5) Rolling out trials and doing analysis
The discussion was seeded with a slide that presented number of questions: Roll out where? What permissions needed? Locations – is there a partner who can help? How long does this take? Can our speakers give us indications? What might the barriers be? How easy is it to get enough equipment? Who in Ireland could contribute on the equipment side? How many people could be involved in a trial? How about application development? What constitutes good evidence? How are potential economic benefits determined? Competition versus coordination – perhaps our speakers have comments?
The audience commented on the importance of good planning in terms of any roll-out of trials. Protection of incumbents was stressed.
It was also stressed again that it would be good to focus both on rural and urban trials – again underpinning the fact it made sense for multiple different trials to take place with different partners involved.

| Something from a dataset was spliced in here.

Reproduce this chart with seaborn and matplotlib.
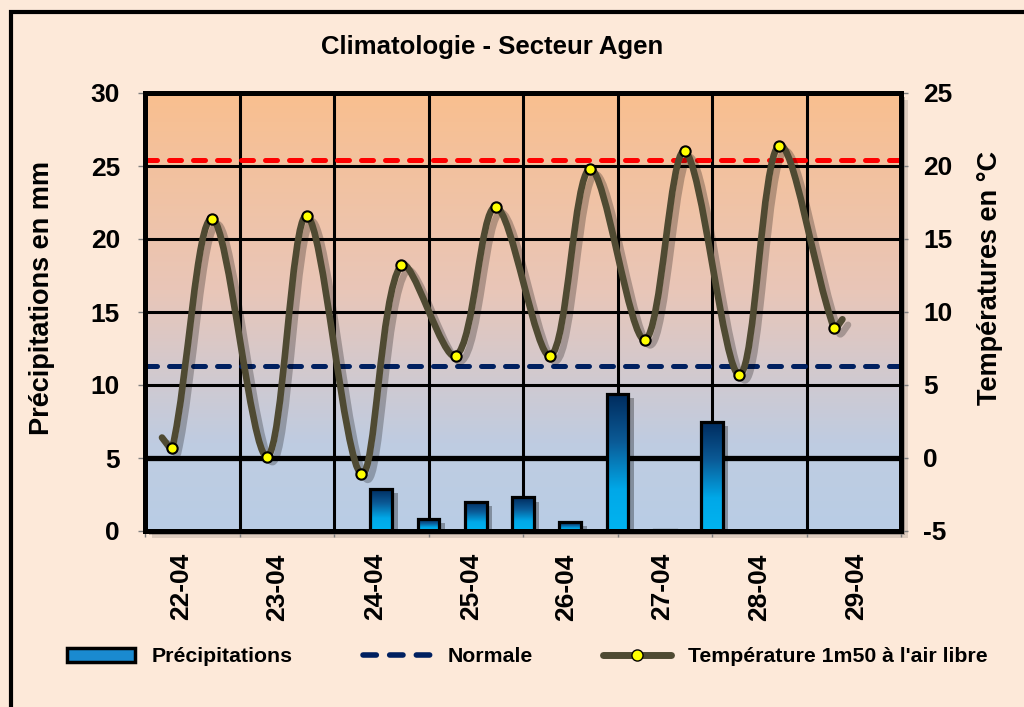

The speakers provided some details on the numbers of nodes in the trails – typically ten sites for example in the Cambridge Trials.
It was noted that trials may be carried out publicly or privately, i.e. there is no compulsion on any group to publicise their work. However, in order to influence policy makers with a view to enacting the permanent statutory changes that would be necessary to support shared TV Band use it would be better to be seen to be trialling applications and to disseminate the results that follow.
Many of the invited speakers reiterated their interest in being involved in trials in Ireland.
6) Developing policies and legislating.
The discussion was seeded with a slide that presented a number of questions: How soon? Can we collectively make thing s happen? Are we really as small and agile as we say we are? Is this an opportunity to regulate in a way that allows things to evolve – proper technology and service neutral regulations?
There are no current plans to introduce permanent regulatory changes in this area. (However, the existence of Comreg’s test and trial scheme means there is no real impediment to getting tests/trials up and running.)
Also, there are moves afoot at the European level to progress with authorised shared access (ASA) licensing and the trend would seem to be towards increased sharing of spectrum. The licence-exempt exploitation of TV White Space represents one type of sharing. If framed correctly, regulations which support White Spaces, such as rules that support database-based secondary access to specrtum, could provide a path for different mixes of services/technologies to emerge and evolve with less regulatory intervention.
There was also some discussion about getting the message out there- to the decision-makers and wider public. Some members of the audience pointed out the fact that there are good strong stories to be told and listed two areas – rural broadband and smart metering as two of particular relevance to Ireland at the moment.
If trials are to have any long-term purpose they could be used to inform future policy using evidence-based research – from both academic and commercial tests/trials. It was noted that a general consultation on the broad use of UHF spectrum is likely in the medium term. Experiences and results emanating from White Space trials would be well placed to feed into any consultations in this area with a view to influencing the formulation of new regulations.
However, the ability of Ireland to demonstrate agility in this area, i.e. to actually get trials up and running and to feed them back into the formulation of policy or attraction of FDI was questioned. As such, it was felt that words about innovation in this area should be turned in to swift action on innovation to prove our agility. Hence White Spaces Ireland.